Exercise goal – Search the material and gather each line with "Python" in it.

## start Data listing

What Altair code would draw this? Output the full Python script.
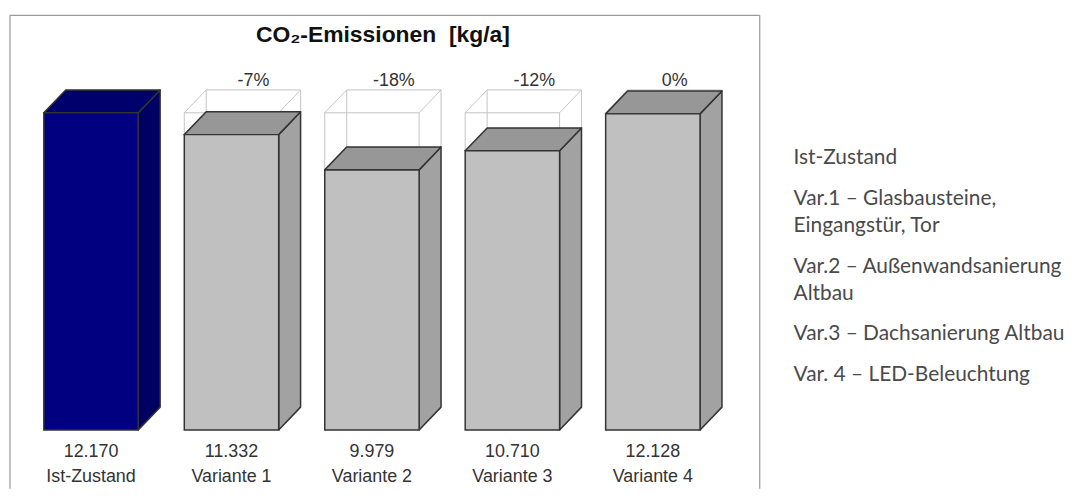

## end Data listing
## start Data listing

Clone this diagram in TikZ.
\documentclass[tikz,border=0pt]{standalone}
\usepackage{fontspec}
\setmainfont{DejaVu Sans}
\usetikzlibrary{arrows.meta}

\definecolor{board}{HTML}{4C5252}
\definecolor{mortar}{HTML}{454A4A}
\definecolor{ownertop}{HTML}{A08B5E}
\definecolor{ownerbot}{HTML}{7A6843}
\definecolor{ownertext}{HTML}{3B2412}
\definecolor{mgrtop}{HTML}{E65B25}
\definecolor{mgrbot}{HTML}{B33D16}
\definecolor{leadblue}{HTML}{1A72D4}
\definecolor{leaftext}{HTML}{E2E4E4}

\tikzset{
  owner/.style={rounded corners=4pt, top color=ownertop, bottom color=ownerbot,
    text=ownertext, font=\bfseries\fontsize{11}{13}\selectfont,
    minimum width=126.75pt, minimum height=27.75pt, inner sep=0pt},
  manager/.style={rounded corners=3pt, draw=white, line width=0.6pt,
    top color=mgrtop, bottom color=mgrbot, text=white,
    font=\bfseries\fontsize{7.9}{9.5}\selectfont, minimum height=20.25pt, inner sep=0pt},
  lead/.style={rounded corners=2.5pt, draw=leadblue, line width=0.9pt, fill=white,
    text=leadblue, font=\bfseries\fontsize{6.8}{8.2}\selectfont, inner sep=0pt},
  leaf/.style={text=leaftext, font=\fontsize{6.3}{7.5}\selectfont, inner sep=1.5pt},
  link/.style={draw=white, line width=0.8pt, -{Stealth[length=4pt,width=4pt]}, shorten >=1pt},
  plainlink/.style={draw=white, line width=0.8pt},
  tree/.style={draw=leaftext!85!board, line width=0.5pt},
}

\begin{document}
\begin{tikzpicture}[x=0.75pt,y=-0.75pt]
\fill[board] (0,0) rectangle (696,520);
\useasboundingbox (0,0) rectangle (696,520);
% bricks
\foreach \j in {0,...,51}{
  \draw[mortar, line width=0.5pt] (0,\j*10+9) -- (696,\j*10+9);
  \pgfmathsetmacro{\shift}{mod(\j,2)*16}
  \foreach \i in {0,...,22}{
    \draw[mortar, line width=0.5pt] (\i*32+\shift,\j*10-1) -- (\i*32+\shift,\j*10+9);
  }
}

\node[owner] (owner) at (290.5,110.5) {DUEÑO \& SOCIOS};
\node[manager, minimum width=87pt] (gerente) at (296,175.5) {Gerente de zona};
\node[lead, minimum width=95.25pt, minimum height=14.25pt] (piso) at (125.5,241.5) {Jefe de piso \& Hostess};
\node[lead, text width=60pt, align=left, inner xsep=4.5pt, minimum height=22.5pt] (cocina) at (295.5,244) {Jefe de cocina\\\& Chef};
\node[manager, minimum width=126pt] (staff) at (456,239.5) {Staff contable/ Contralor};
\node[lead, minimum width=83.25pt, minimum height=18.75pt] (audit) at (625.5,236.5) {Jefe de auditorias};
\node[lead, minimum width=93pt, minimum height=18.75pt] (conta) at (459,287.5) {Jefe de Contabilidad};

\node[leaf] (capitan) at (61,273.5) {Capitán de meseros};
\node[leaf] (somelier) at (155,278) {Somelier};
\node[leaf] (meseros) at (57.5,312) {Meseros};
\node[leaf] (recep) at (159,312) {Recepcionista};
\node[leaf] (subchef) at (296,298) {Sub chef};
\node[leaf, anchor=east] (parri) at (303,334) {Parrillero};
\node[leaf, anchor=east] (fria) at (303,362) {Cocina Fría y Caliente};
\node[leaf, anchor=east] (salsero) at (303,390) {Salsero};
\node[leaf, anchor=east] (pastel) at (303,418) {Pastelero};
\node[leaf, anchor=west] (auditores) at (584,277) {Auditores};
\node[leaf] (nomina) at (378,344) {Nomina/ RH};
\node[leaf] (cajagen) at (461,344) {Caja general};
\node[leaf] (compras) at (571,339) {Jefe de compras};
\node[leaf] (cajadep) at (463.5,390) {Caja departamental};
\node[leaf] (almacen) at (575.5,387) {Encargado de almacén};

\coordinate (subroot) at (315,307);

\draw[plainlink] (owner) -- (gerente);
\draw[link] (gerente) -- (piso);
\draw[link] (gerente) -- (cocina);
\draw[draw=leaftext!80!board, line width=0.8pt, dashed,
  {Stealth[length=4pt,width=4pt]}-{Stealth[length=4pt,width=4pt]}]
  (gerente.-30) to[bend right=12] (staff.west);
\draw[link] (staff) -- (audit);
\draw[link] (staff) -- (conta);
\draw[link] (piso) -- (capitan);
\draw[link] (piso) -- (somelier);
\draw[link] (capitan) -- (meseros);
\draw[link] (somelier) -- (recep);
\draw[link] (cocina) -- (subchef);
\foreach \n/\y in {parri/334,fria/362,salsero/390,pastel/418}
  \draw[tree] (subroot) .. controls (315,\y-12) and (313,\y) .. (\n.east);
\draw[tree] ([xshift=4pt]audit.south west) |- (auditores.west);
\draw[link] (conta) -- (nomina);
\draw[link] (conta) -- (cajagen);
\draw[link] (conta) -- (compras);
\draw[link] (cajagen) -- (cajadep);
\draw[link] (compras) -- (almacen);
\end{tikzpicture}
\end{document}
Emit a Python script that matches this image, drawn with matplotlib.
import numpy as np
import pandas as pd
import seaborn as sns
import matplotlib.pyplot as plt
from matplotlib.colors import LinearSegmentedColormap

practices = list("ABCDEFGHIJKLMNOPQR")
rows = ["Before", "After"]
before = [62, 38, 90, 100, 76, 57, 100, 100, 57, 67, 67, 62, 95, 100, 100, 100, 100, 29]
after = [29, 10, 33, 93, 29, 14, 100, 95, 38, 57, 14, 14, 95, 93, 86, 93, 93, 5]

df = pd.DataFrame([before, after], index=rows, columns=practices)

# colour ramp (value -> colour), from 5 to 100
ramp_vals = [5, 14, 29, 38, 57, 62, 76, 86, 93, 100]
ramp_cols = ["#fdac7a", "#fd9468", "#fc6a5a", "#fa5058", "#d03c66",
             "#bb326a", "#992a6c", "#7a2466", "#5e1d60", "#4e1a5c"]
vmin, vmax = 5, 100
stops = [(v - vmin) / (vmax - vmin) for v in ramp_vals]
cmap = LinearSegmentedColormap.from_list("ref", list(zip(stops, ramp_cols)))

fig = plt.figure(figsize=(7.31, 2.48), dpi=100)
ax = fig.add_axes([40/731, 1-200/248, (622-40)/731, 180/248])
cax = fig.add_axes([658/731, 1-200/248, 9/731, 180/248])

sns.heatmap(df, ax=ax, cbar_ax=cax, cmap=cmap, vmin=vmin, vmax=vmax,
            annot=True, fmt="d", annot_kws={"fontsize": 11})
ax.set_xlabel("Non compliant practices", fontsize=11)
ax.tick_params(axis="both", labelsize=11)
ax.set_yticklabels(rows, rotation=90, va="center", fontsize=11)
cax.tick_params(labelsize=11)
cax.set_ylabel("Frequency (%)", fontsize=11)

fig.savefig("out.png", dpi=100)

## end Data listing

Response to this exercise –
What Altair code would draw this? Output the full Python script.
Emit a Python script that matches this image, drawn with matplotlib.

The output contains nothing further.